--- START Source material ---

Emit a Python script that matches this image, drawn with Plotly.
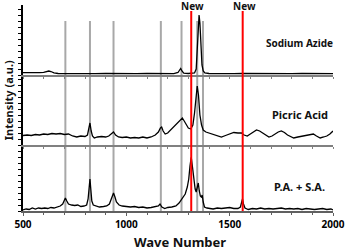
import plotly.graph_objects as go

# ---------------- data ----------------
sa_x = [500, 520, 540, 560, 580, 600, 615, 625, 635, 650, 670, 700, 730, 760, 800, 850, 900, 950,
        1000, 1050, 1100, 1150, 1200, 1230, 1250, 1257, 1263, 1269, 1278, 1300, 1320, 1330, 1338,
        1343, 1348, 1352, 1356, 1360, 1366, 1372, 1380, 1400, 1440, 1480, 1520, 1560, 1600, 1650,
        1700, 1750, 1800, 1850, 1900, 1950, 2000]
sa_y = [2.3, 2.2, 2.4, 2.3, 2.4, 2.6, 3.3, 4.0, 3.5, 2.2, 1.5, 1.4, 1.6, 1.3, 1.5, 1.3, 1.6, 1.3,
        1.5, 1.4, 1.6, 1.3, 1.5, 1.4, 2.5, 4.5, 6.5, 4.0, 1.8, 1.5, 1.4, 2.0, 6.0,
        25, 50, 60, 52, 30, 10, 4, 2, 1.5, 1.3, 1.6, 1.3, 1.5, 1.4, 1.6,
        1.3, 1.5, 1.4, 1.6, 1.3, 1.5, 1.4]

pa_x = [500, 520, 540, 560, 580, 600, 620, 640, 660, 680, 700, 720, 740, 760, 780, 800, 812, 818,
        824, 830, 836, 845, 860, 880, 900, 915, 928, 938, 948, 962, 980, 1000, 1020, 1040, 1060,
        1080, 1100, 1120, 1140, 1155, 1165, 1171, 1178, 1188, 1200, 1215, 1230, 1245, 1260, 1271,
        1280, 1290, 1300, 1312, 1322, 1330, 1337, 1343, 1349, 1356, 1364, 1372, 1385, 1400, 1420,
        1440, 1460, 1480, 1500, 1520, 1540, 1557, 1570, 1585, 1600, 1615, 1630, 1645, 1660, 1675,
        1690, 1705, 1720, 1735, 1750, 1765, 1780, 1795, 1810, 1830, 1850, 1870, 1890, 1905, 1920,
        1938, 1955, 1970, 1985, 2000]
pa_y = [9.5, 10, 9.5, 10.5, 10, 11, 10.5, 11.5, 11, 11.5, 10.5, 11, 9, 8, 9, 8.5, 10, 15,
        22, 14, 9, 7, 8, 8.5, 8, 9, 11, 13, 10, 8, 7.5, 8, 7, 7.5, 7,
        8, 7, 8, 10, 13, 17, 18, 14, 11, 12, 15, 19, 22, 25, 27,
        24, 20, 17, 16, 20, 32, 50, 59, 50, 30, 20, 15, 13, 12, 11,
        9, 8, 9.5, 11, 12.5, 12, 12, 10, 9, 11, 13, 15, 14, 12, 10,
        8, 9, 11, 13, 14, 12.5, 10, 8.5, 7, 8, 9, 10, 10.5, 11, 9,
        7, 8, 9, 11, 14]

mix_x = [500, 515, 530, 545, 560, 575, 590, 605, 620, 635, 650, 665, 680, 692, 700, 705, 712, 720,
         735, 750, 765, 780, 795, 808, 815, 820, 824, 828, 833, 840, 855, 870, 890, 905, 918, 928,
         938, 945, 952, 965, 980, 1000, 1020, 1040, 1060, 1080, 1100, 1120, 1140, 1155, 1163, 1172,
         1186, 1200, 1220, 1240, 1255, 1270, 1285, 1295, 1302, 1308, 1314, 1320, 1326, 1333, 1338,
         1343, 1348, 1353, 1358, 1363, 1367, 1372, 1378, 1390, 1405, 1420, 1440, 1460, 1480, 1500,
         1520, 1540, 1552, 1558, 1562, 1567, 1574, 1590, 1610, 1630, 1650, 1670, 1690, 1710, 1730,
         1750, 1770, 1790, 1810, 1830, 1850, 1870, 1890, 1910, 1930, 1950, 1970, 1990, 2000]
mix_y = [1, 2, 1.5, 3, 2, 3, 2.5, 3, 2.5, 3.5, 3, 4, 5, 7, 11, 13, 10, 7,
         6, 5.5, 6, 4.5, 5, 6, 12, 24, 32, 22, 10, 6, 5, 4, 4.5, 5, 7, 13,
         18, 14, 9, 6, 5, 4.5, 4, 4.5, 3.5, 4, 3, 3.5, 4, 5, 7, 4,
         2.5, 3.5, 4, 5, 8, 12, 17, 24, 32, 45, 54, 44, 30, 22, 19,
         24, 28, 20, 15, 14, 16, 9, 4, 3, 2.5, 2, 3, 2.5, 3, 3.5,
         2.5, 2.5, 4, 9, 12, 7, 3, 1.5, 2.5, 2, 3, 2, 2.5, 2, 2.5,
         3, 2, 2.5, 2, 2.5, 1.5, 2.5, 2, 1.5, 2, 2.5, 1.5, 2, 1]

gray_lines = [705, 824, 938, 1167, 1267, 1343, 1371]
red_lines = [1314, 1563]
panel_labels = ["Sodium Azide", "Picric Acid", "P.A. + S.A."]
x_ticks = [500, 1000, 1500, 2000]

FONT = "Noto Sans"

fig = go.Figure()
line = dict(color="black", width=1.3)
fig.add_trace(go.Scatter(x=mix_x, y=mix_y, mode="lines", line=line, xaxis="x", yaxis="y", showlegend=False))
fig.add_trace(go.Scatter(x=pa_x, y=pa_y, mode="lines", line=line, xaxis="x2", yaxis="y2", showlegend=False))
fig.add_trace(go.Scatter(x=sa_x, y=sa_y, mode="lines", line=line, xaxis="x3", yaxis="y3", showlegend=False))

H = 206.0
d1 = 66 / H
d2 = 136 / H

sep_axis = dict(range=[500, 2000], showline=True, linecolor="#808080", linewidth=1.5,
                ticks="outside", tickcolor="#808080", ticklen=2, dtick=100,
                showticklabels=False, showgrid=False, zeroline=False)
yax = dict(showline=True, linecolor="black", linewidth=1.5, ticks="outside", ticklen=3,
           tickcolor="black", dtick=6, showticklabels=False, showgrid=False, zeroline=False)

fig.update_layout(
    width=350, height=251,
    margin=dict(l=23, r=12, t=5, b=40),
    plot_bgcolor="white", paper_bgcolor="white",
    font=dict(family=FONT, color="black"),
    xaxis=dict(range=[500, 2000], domain=[0, 1], anchor="y", showline=True, linecolor="#606060",
               linewidth=1.5, ticks="outside", ticklen=3, tickcolor="#606060",
               tickvals=x_ticks, ticktext=[f"<b>{v}</b>" for v in x_ticks],
               tickfont=dict(size=10, family=FONT, color="black"),
               minor=dict(ticks="outside", dtick=100, ticklen=2, tickcolor="#606060"),
               showgrid=False, zeroline=False),
    xaxis2=dict(sep_axis, anchor="y2", matches="x"),
    xaxis3=dict(sep_axis, anchor="y3", matches="x"),
    yaxis=dict(yax, domain=[0, d1], range=[0, 66]),
    yaxis2=dict(yax, domain=[d1, d2], range=[0, 70]),
    yaxis3=dict(yax, domain=[d2, 1], range=[0, 70]),
)

gtop = (211 - 21) / H
rtop = (211 - 11) / H
for gx in gray_lines:
    fig.add_shape(type="line", xref="x", yref="paper", x0=gx, x1=gx, y0=0, y1=gtop,
                  line=dict(color="#a8a8a8", width=2), layer="below")
for rx in red_lines:
    fig.add_shape(type="line", xref="x", yref="paper", x0=rx, x1=rx, y0=0, y1=rtop,
                  line=dict(color="#ff0000", width=2), layer="above")
    fig.add_annotation(x=rx + 8, xref="x", y=(211 - 6) / H, yref="paper", text="<b>New</b>",
                       showarrow=False, font=dict(size=10, family=FONT, color="#111111"),
                       xanchor="center", yanchor="middle")

label_y = [(211 - 43) / H, (211 - 114) / H, (211 - 186) / H]
label_size = [10, 11, 11]
for txt, ly, sz in zip(panel_labels, label_y, label_size):
    fig.add_annotation(x=1840, xref="x", y=ly, yref="paper", text=f"<b>{txt}</b>",
                       showarrow=False, font=dict(size=sz, family=FONT, color="#111111"),
                       xanchor="center", yanchor="middle")

fig.add_annotation(x=(8 - 23) / 315, xref="paper", y=(211 - 100) / H, yref="paper",
                   text="<b>Intensity (a.u.)</b>", textangle=-90, showarrow=False,
                   font=dict(size=11, family=FONT, color="#111111"), xanchor="center", yanchor="middle")
fig.add_annotation(x=(183 - 23) / 315, xref="paper", y=(211 - 242) / H, yref="paper",
                   text="<b>Wave Number</b>", showarrow=False,
                   font=dict(size=13, family=FONT, color="#111111"), xanchor="center", yanchor="middle")

fig.write_html("out.html", config={"displayModeBar": False},
               post_script="document.body.style.margin='0';document.body.style.overflow='hidden';")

--- END Source material ---

● **Written task**
Set the lines above down again, word for word, from the first through the one containing "import plotly.graph_objects as go"; pictures excluded.

● **The reply**
Emit a Python script that matches this image, drawn with Plotly.
import plotly.graph_objects as go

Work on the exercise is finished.